Nick Kyrgios, after an Australian Open defeat, involved in a long and heartfelt embrace with his opponent before leaving Rod Laver Arena to a standing ovation.
Just last year at Melbourne Park, the 22-year-old was booed off by his own fans after an implosion so bad John McEnroe dubbed it “a black eye for the sport”. Things have clearly changed.
Flickers of frustration were still laced throughout his third-round Open exit at the hands of Grigor Dimitrov, a thrilling contest that swung like a pendulum over four sets and three hours and 26 minutes before the Bulgarian posted a 7-6 (7-3) 7-6 (7-4) 4-6 7-6 (7-4) triumph.

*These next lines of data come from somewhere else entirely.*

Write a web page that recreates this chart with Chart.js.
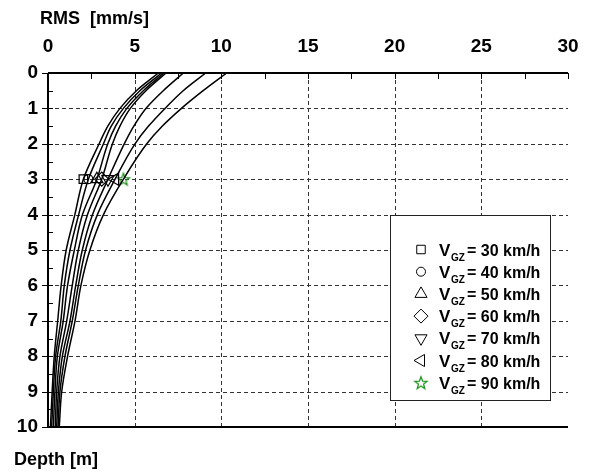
<!DOCTYPE html>
<html>
<head>
<meta charset="utf-8">
<script src="https://cdn.jsdelivr.net/npm/chart.js@4/dist/chart.umd.min.js"></script>
<style>
  html, body { margin: 0; padding: 0; background: #fff; }
</style>
</head>
<body>
<canvas id="grafico" width="595" height="474"></canvas>
<script>
// depth steps (m) and RMS values (mm/s) per train speed
const depths = [0, 0.5, 1, 1.5, 2, 3, 4, 5, 6, 7, 8, 9, 10];
const speeds = [30, 40, 50, 60, 70, 80, 90];
const rms30 = [6.37, 5.10, 4.15, 3.45, 2.95, 2.04, 1.55, 1.05, 0.76, 0.56, 0.36, 0.24, 0.14];
const rms40 = [6.56, 5.30, 4.35, 3.65, 3.20, 2.33, 1.77, 1.27, 0.94, 0.74, 0.44, 0.31, 0.21];
const rms50 = [6.69, 5.50, 4.55, 3.90, 3.45, 2.82, 1.99, 1.52, 1.13, 0.88, 0.54, 0.40, 0.31];
const rms60 = [6.81, 5.65, 4.75, 4.15, 3.72, 3.10, 2.28, 1.75, 1.40, 1.08, 0.69, 0.50, 0.42];
const rms70 = [7.81, 6.65, 5.65, 4.95, 4.40, 3.46, 2.57, 1.98, 1.60, 1.27, 0.83, 0.60, 0.50];
const rms80 = [9.10, 7.80, 6.75, 5.80, 5.02, 3.87, 2.85, 2.17, 1.75, 1.40, 0.98, 0.69, 0.58];
const rms90 = [10.31, 8.95, 7.70, 6.60, 5.70, 4.35, 3.20, 2.42, 1.90, 1.56, 1.13, 0.79, 0.65];
const curves = [rms30, rms40, rms50, rms60, rms70, rms80, rms90];
const markerDepth = 3;
const legendLabels = speeds.map(v => '= ' + v + ' km/h');

// green star marker
const star = document.createElement('canvas');
star.width = 16; star.height = 16;
(function () {
  const c = star.getContext('2d');
  c.strokeStyle = '#1a8c1a';
  c.lineWidth = 1.2;
  c.beginPath();
  for (let i = 0; i < 10; i++) {
    const r = i % 2 === 0 ? 6.5 : 2.7;
    const a = -Math.PI / 2 + i * Math.PI / 5;
    const px = 8 + r * Math.cos(a), py = 8.5 + r * Math.sin(a);
    i === 0 ? c.moveTo(px, py) : c.lineTo(px, py);
  }
  c.closePath();
  c.stroke();
})();

const markerStyles = [
  { pointStyle: 'rect', radius: 6, rotation: 0 },
  { pointStyle: 'circle', radius: 4.5, rotation: 0 },
  { pointStyle: 'triangle', radius: 7, rotation: 0 },
  { pointStyle: 'rectRot', radius: 7, rotation: 0 },
  { pointStyle: 'triangle', radius: 7, rotation: 180 },
  { pointStyle: 'triangle', radius: 7, rotation: -90 },
  { pointStyle: star, radius: 7, rotation: 0 }
];

const lineSets = curves.map(arr => ({
  data: arr.map((v, i) => ({ x: v, y: depths[i] })),
  borderColor: '#000',
  borderWidth: 1.5,
  pointRadius: 0,
  cubicInterpolationMode: 'monotone',
  fill: false
}));

const markerSets = curves.map((arr, k) => ({
  data: [{ x: arr[depths.indexOf(markerDepth)], y: markerDepth }],
  showLine: false,
  pointStyle: markerStyles[k].pointStyle,
  pointRadius: markerStyles[k].radius,
  pointRotation: markerStyles[k].rotation,
  pointBorderColor: '#000',
  pointBackgroundColor: 'rgba(0,0,0,0)',
  pointBorderWidth: 1.2
}));

const decor = {
  id: 'decor',
  beforeDatasetsDraw(chart) {
    const { ctx, chartArea: a, scales: { x, y } } = chart;
    ctx.save();
    ctx.strokeStyle = '#333';
    ctx.lineWidth = 1;
    ctx.setLineDash([4, 3]);
    for (let v = 5; v < 30; v += 5) {
      const px = Math.round(x.getPixelForValue(v)) + 0.5;
      ctx.beginPath(); ctx.moveTo(px, a.top); ctx.lineTo(px, a.bottom); ctx.stroke();
    }
    for (let v = 1; v < 10; v++) {
      const py = Math.round(y.getPixelForValue(v)) + 0.5;
      ctx.beginPath(); ctx.moveTo(a.left, py); ctx.lineTo(a.right, py); ctx.stroke();
    }
    ctx.restore();
  },
  afterDatasetsDraw(chart) {
    const { ctx, chartArea: a, scales: { x, y } } = chart;
    ctx.save();
    ctx.strokeStyle = '#000';
    ctx.lineWidth = 2;
    ctx.beginPath();
    ctx.moveTo(a.left, a.top); ctx.lineTo(a.right, a.top);
    ctx.moveTo(a.left, a.top); ctx.lineTo(a.left, a.bottom);
    ctx.moveTo(a.left, a.bottom); ctx.lineTo(a.right, a.bottom);
    ctx.stroke();
    ctx.lineWidth = 1;
    ctx.beginPath();
    for (let v = 0; v <= 30; v += 2.5) {
      const px = Math.round(x.getPixelForValue(v)) + 0.5;
      ctx.moveTo(px, a.top); ctx.lineTo(px, a.top + 6);
    }
    for (let v = 0; v <= 10; v += 0.5) {
      const py = Math.round(y.getPixelForValue(v)) + 0.5;
      const major = v % 1 === 0;
      ctx.moveTo(a.left - (major ? 6 : 0), py); ctx.lineTo(a.left + 5, py);
    }
    ctx.stroke();
    ctx.restore();
  },
  afterDraw(chart) {
    const { ctx } = chart;
    ctx.save();
    ctx.fillStyle = '#000';
    ctx.textBaseline = 'alphabetic';
    ctx.textAlign = 'left';
    ctx.font = 'bold 18px "Liberation Sans", Arial, sans-serif';
    ctx.fillText('RMS  [mm/s]', 40, 24);
    ctx.fillText('Depth [m]', 14, 465);

    // legend box
    const bx = 390.5, by = 215.5, bw = 160, bh = 185;
    ctx.fillStyle = '#fff';
    ctx.fillRect(bx, by, bw, bh);
    ctx.strokeStyle = '#222';
    ctx.lineWidth = 1;
    ctx.strokeRect(bx, by, bw, bh);
    const rowY = 249.5, step = 22.2;
    markerStyles.forEach((m, k) => {
      const cy = rowY + k * step;
      ctx.strokeStyle = '#000';
      ctx.fillStyle = 'rgba(0,0,0,0)';
      Chart.helpers.drawPoint(ctx, { pointStyle: m.pointStyle, radius: m.radius, rotation: m.rotation, borderWidth: 1.2 }, 421, cy);
      ctx.fillStyle = '#000';
      ctx.font = 'bold 17px "Liberation Sans", Arial, sans-serif';
      ctx.fillText('V', 439, cy + 6);
      ctx.font = 'bold 10px "Liberation Sans", Arial, sans-serif';
      ctx.fillText('GZ', 451, cy + 11);
      ctx.font = 'bold 16px "Liberation Sans", Arial, sans-serif';
      ctx.fillText(legendLabels[k], 467, cy + 6);
    });
    ctx.restore();
  }
};

new Chart(document.getElementById('grafico'), {
  type: 'line',
  data: { datasets: [...lineSets, ...markerSets] },
  options: {
    indexAxis: 'y',
    responsive: false,
    animation: false,
    layout: { padding: { top: 0, left: 0, right: 27, bottom: 47 } },
    plugins: { legend: { display: false }, tooltip: { enabled: false } },
    scales: {
      x: {
        type: 'linear', position: 'top', min: 0, max: 30,
        ticks: { stepSize: 5, color: '#000', font: { family: '"Liberation Sans", Arial', size: 19, weight: 'bold' }, padding: 15 },
        grid: { display: false, drawTicks: false },
        border: { display: false },
        afterFit(s) { s.height = 73; }
      },
      y: {
        type: 'linear', position: 'left', reverse: true, min: 0, max: 10,
        ticks: { stepSize: 1, color: '#000', font: { family: '"Liberation Sans", Arial', size: 19, weight: 'bold' }, padding: 10 },
        grid: { display: false, drawTicks: false },
        border: { display: false },
        afterFit(s) { s.width = 48; }
      }
    }
  },
  plugins: [decor]
});
</script>
</body>
</html>
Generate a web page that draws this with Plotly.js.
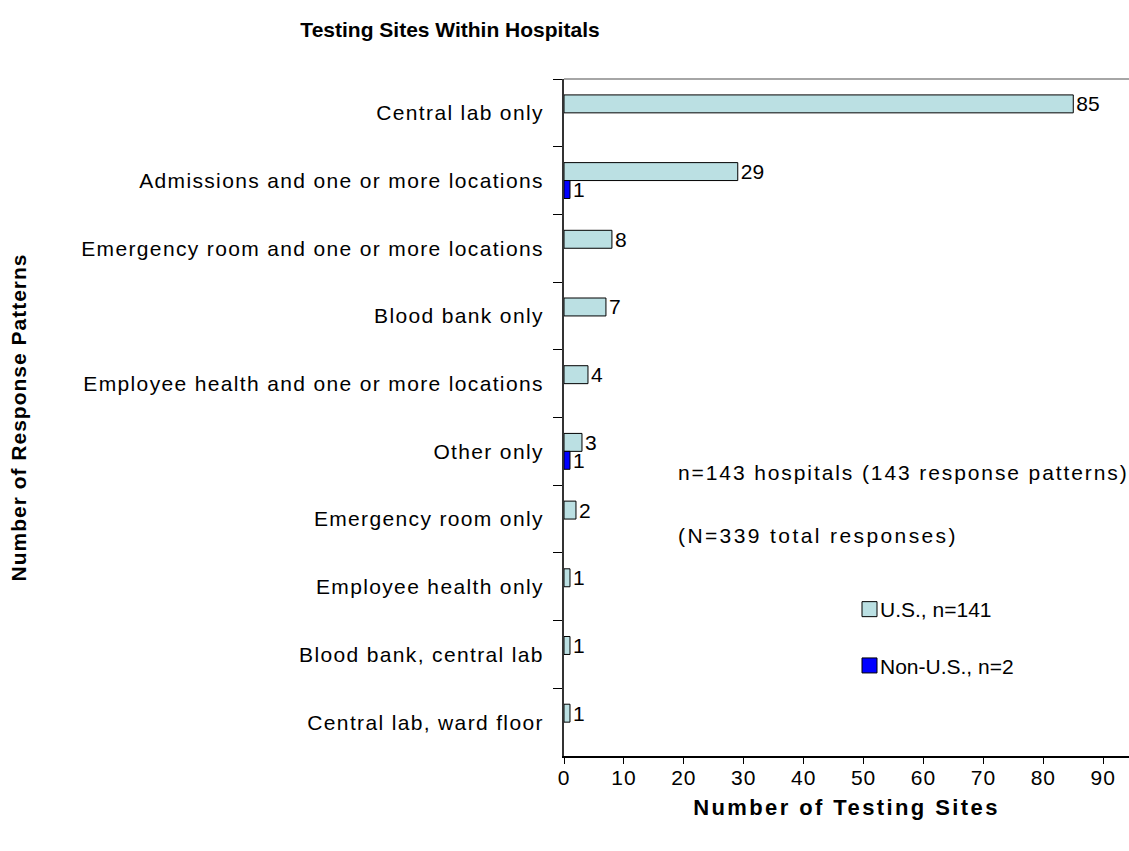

But Kyrgios walked off with the Australian public well and truly on side, whether he likes it or not – and it is for many reasons, not limited to his exciting tennis, improved attitude, charity work or, as he showed, grace in defeat.
His moment with Dimitrov, a star player who is yet to win a grand slam, was genuine, classy and, as he later revealed, hopefully inspiring.
— #AusOpen (@AustralianOpen) January 21, 2018
“I just told him to believe in himself. Sometimes I think he lacks a bit in belief,” Kyrgios told reporters.
“I think he’s got the game and he’s proved to everyone that he can win one of these slams … hopefully he can go all the way.”
Dimitrov added: “Obviously I have seen a lot of positivity from him the past [few] weeks.
“I just, obviously, wished him good luck and to keep on going that way.”.
There were no boos for Kyrgios this year, and when asked by The New Daily about his reception, and what that meant to him, he responded: “Obviously I feel a lot better this time around.
“Last year, I really didn’t know what I was going to do after the Australian Open.
“I feel like I have more of a vision and goal for this year. I think I’m in a good head space.
“There was periods where I stepped on the court last year where I was just doing it for the sake of doing it.”
Kyrgios showed his hand early, firing 13 aces past the third seed in the first set, but no breaks were forthcoming.
That forced a tiebreak but Kyrgios, who won three of them against Jo-Wilfried Tsonga on Friday, did not have the same joy, ironically handing the set to Dimitrov with a double-fault.
Another tiebreak followed in the second after Kyrgios madly scrambled his way back into the set from 5-3 down, only for Dimitrov to come up trumps again.
As the match progressed, so did a running verbal battle between Kyrgios and his box, but it seemed to rouse the 17th seed, and although Dimitrov saved a set point in the third, a trio of Kyrgios aces in the very next game sealed it.
The crowd roared with approval at every Kyrgios winner in the fourth, desperate to get their man over the line.
And even when he trailed 5-3 after missing a simple overhead, Kyrgios fought on, breaking Dimitrov when he was serving for the match to stay alive.
On this occasion, though, tiebreaks were Kyrgios’ kryptonite.
It was in the third of the match that Dimitrov wrapped up his victory, producing an outrageous cross-court forehand winner that triggered an outbreak of applause.
And on this occasion, it kept going as Kyrgios left the court. How times change.
The Bulgarian will now face unseeded surprise package Kyle Edmund in the quarter-finals after the Briton defeated Italian Andreas Seppi in four sets.
Nadal made to work hard
Elsewhere on Sunday, men’s top seed Rafael Nadal survived a scare to beat Argentinian Diego Schwartzman 6-3 6-7 (4-7) 6-3 6-3 in a match that lasted nearly four hours.
Nadal will play Croatian Marin Cilic in the quarter-finals, after he edged Pablo Carreno Busta, also in four sets, while Edmund came from behind to beat Seppi 6-7 (4-7) 7-5 6-2 6-3.
In the women’s singles, second seed Caroline Wozniacki thrashed Magdalena Rybarikova 6-3 6-0 and joined Elina Svitolina, Carla Suarez Navarro and Elise Mertens as winners.